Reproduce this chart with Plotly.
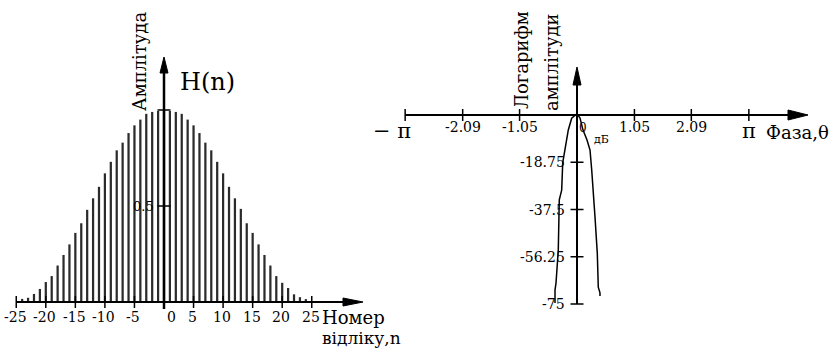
import plotly.graph_objects as go
import numpy as np

# ---------------- data ----------------
n_index = list(range(-24, 25))
amplitude = [0.016, 0.022, 0.042, 0.068, 0.104, 0.135, 0.19, 0.245, 0.30, 0.36, 0.41, 0.48,
             0.54, 0.60, 0.67, 0.73, 0.79, 0.83, 0.88, 0.92, 0.95, 0.98, 0.99, 0.995,
             1.0,
             0.995, 0.99, 0.98, 0.95, 0.92, 0.88, 0.83, 0.79, 0.73, 0.67, 0.60, 0.54,
             0.485, 0.41, 0.36, 0.30, 0.245, 0.19, 0.135, 0.10, 0.073, 0.04, 0.025, 0.015]

n_ticks = [-25, -20, -15, -10, -5, 0, 5, 10, 15, 20, 25]
n_tick_labels = ["-25", "-20", "-15", "-10", "-5", "0", "5", "10", "15", "20", "25"]
amp_ticks = [0.5, 1.0]
amp_tick_labels = ["0.5", ""]

phase = [-0.402, -0.402, -0.384, -0.342, -0.324, -0.280, -0.261, -0.219, -0.201, -0.159,
         -0.097, 0.0, 0.055, 0.110, 0.183, 0.238, 0.269, 0.298, 0.329, 0.371, 0.389,
         0.420, 0.420]
log_amp_db = [-74.6, -69.4, -66.7, -53.6, -33.7, -29.8, -19.0, -13.9, -10.6, -5.95,
              -1.3, 0.5, -1.2, -6.0, -9.9, -13.9, -21.8, -29.8, -40.5, -54.8, -68.3,
              -70.6, -71.8]

phase_ticks = [-np.pi, -2.09, -1.05, 0.0, 1.05, 2.09, np.pi]
phase_tick_labels = ["", "-2.09", "-1.05", "", "1.05", "2.09", ""]
db_ticks = [-18.75, -37.5, -56.25, -75]
db_tick_labels = ["-18.75", "-37.5", "-56.25", "-75"]

# ---------------- geometry (pixel scales) ----------------
W, H = 833, 352
L_X0, L_PXN = 164.0, 5.91      # left chart: px of n=0, px per sample
L_Y0, L_PXV = 302.0, 192.0     # left chart: px of 0 amplitude, px per unit
R_X0, R_PXR = 577.0, 54.7      # right chart: px of phase 0, px per rad
R_Y0, R_PXD = 115.0, 2.52      # right chart: px of 0 dB, px per dB

SERIF = "DejaVu Serif"

fig = go.Figure()
fig.add_trace(go.Bar(x=n_index, y=amplitude, width=0.38,
                     marker=dict(color="#2b2b2b", line=dict(width=0)),
                     xaxis="x", yaxis="y", hoverinfo="skip"))
fig.add_trace(go.Scatter(x=phase, y=log_amp_db, mode="lines",
                         line=dict(color="black", width=1.5),
                         xaxis="x2", yaxis="y2", hoverinfo="skip"))

shapes = []
ann = []

def lx(px):
    return (px - L_X0) / L_PXN

def ly(py):
    return (L_Y0 - py) / L_PXV

def rx(px):
    return (px - R_X0) / R_PXR

def ry(py):
    return (R_Y0 - py) / R_PXD

def line(x0, y0, x1, y1, ref, w=2):
    xr, yr = ("x", "y") if ref == "L" else ("x2", "y2")
    shapes.append(dict(type="line", x0=x0, y0=y0, x1=x1, y1=y1, xref=xr, yref=yr,
                       line=dict(color="black", width=w)))

def tri(pts, ref):
    xr, yr = ("x", "y") if ref == "L" else ("x2", "y2")
    path = "M " + " L ".join(f"{a},{b}" for a, b in pts) + " Z"
    shapes.append(dict(type="path", path=path, xref=xr, yref=yr,
                       fillcolor="black", line=dict(color="black", width=1)))

def text(t, x, y, ref, size=15, xa="center", ya="middle", angle=0, xs=0, ys=0):
    xr, yr = ("x", "y") if ref == "L" else ("x2", "y2")
    ann.append(dict(text=t, x=x, y=y, xref=xr, yref=yr, showarrow=False,
                    xanchor=xa, yanchor=ya, textangle=angle, xshift=xs, yshift=ys,
                    font=dict(family=SERIF, size=size, color="black")))

# ---- left chart axes ----
tip_x = lx(363)
line(-25, 0, tip_x - 18 / L_PXN, 0, "L", 2)
tri([(tip_x, 0), (tip_x - 20 / L_PXN, 4 / L_PXV), (tip_x - 20 / L_PXN, -4 / L_PXV)], "L")
tip_y = ly(57)
line(0, ly(309), 0, tip_y - 14 / L_PXV, "L", 2.5)
tri([(0, tip_y), (4 / L_PXN, tip_y - 16 / L_PXV), (-4 / L_PXN, tip_y - 16 / L_PXV)], "L")
for t, lab in zip(n_ticks, n_tick_labels):
    line(t, -6 / L_PXV, t, 6 / L_PXV, "L", 1.5)
    text(lab, t, 0, "L", 14, "center", "top", xs=(7 if t == 0 else -1), ys=-5)
for t, lab in zip(amp_ticks, amp_tick_labels):
    line(-6.5 / L_PXN, t, 6.5 / L_PXN, t, "L", 1.5)
    if lab:
        text(lab, 0, t, "L", 13, "right", "middle", xs=-8)
text("H(n)", lx(178), ly(82), "L", 24, "left", "middle")
text("Амплітуда", lx(139), ly(62), "L", 18, "center", "middle", angle=-90)
text("Номер", lx(320), ly(317), "L", 18, "left", "middle")
text("відліку,n", lx(320), ly(338), "L", 17, "left", "middle")

# ---- right chart axes ----
rtip_x = rx(808)
line(-np.pi, 0, rtip_x - 18 / R_PXR, 0, "R", 2)
tri([(rtip_x, 0), (rtip_x - 20 / R_PXR, 5 / R_PXD), (rtip_x - 20 / R_PXR, -5 / R_PXD)], "R")
rtip_y = ry(67)
line(0, -75, 0, rtip_y - 14 / R_PXD, "R", 2)
tri([(0, rtip_y), (4 / R_PXR, rtip_y - 18 / R_PXD), (-4 / R_PXR, rtip_y - 18 / R_PXD)], "R")
for t, lab in zip(phase_ticks, phase_tick_labels):
    line(t, -6 / R_PXD, t, 6 / R_PXD, "R", 1.5)
    if lab:
        text(lab, t, 0, "R", 14, "center", "top", ys=-2)
for t, lab in zip(db_ticks, db_tick_labels):
    line(-6.5 / R_PXR, t, 6.5 / R_PXR, t, "R", 1.5)
    text(lab, rx(567), t, "R", 14, "right", "middle")
text("− π", rx(392), ry(131), "R", 21, "center", "middle")
text("π", np.pi, ry(131), "R", 21, "center", "middle")
text("Фаза,θ", rx(764), ry(132), "R", 18, "left", "middle")
text("0", rx(583), ry(128), "R", 12, "center", "middle")
text("дБ", rx(601), ry(139), "R", 11, "center", "middle")
text("Логарифм", rx(521), ry(111), "R", 18, "center", "bottom", angle=-90)
text("амплітуди", rx(551), ry(113), "R", 18, "center", "bottom", angle=-90)

fig.update_layout(
    width=W, height=H, margin=dict(l=0, r=0, t=0, b=0),
    paper_bgcolor="white", plot_bgcolor="white", showlegend=False,
    xaxis=dict(domain=[0, 1], range=[lx(0), lx(W)], visible=False, fixedrange=True),
    yaxis=dict(domain=[0, 1], range=[ly(H), ly(0)], visible=False, fixedrange=True),
    xaxis2=dict(domain=[0, 1], range=[rx(0), rx(W)], visible=False, overlaying="x",
                anchor="y2", fixedrange=True),
    yaxis2=dict(domain=[0, 1], range=[ry(H), ry(0)], visible=False, overlaying="y",
                anchor="x2", fixedrange=True),
    shapes=shapes, annotations=ann,
)

fig.write_html("out.html")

» Exercise prompt: Please quote the lines of the material, beginning with the first and ending with the one that contains "0.04, 0.025, 0.015]", exactly as written and without any pictures.

» Reply:
Reproduce this chart with Plotly.
import plotly.graph_objects as go
import numpy as np

# ---------------- data ----------------
n_index = list(range(-24, 25))
amplitude = [0.016, 0.022, 0.042, 0.068, 0.104, 0.135, 0.19, 0.245, 0.30, 0.36, 0.41, 0.48,
             0.54, 0.60, 0.67, 0.73, 0.79, 0.83, 0.88, 0.92, 0.95, 0.98, 0.99, 0.995,
             1.0,
             0.995, 0.99, 0.98, 0.95, 0.92, 0.88, 0.83, 0.79, 0.73, 0.67, 0.60, 0.54,
             0.485, 0.41, 0.36, 0.30, 0.245, 0.19, 0.135, 0.10, 0.073, 0.04, 0.025, 0.015]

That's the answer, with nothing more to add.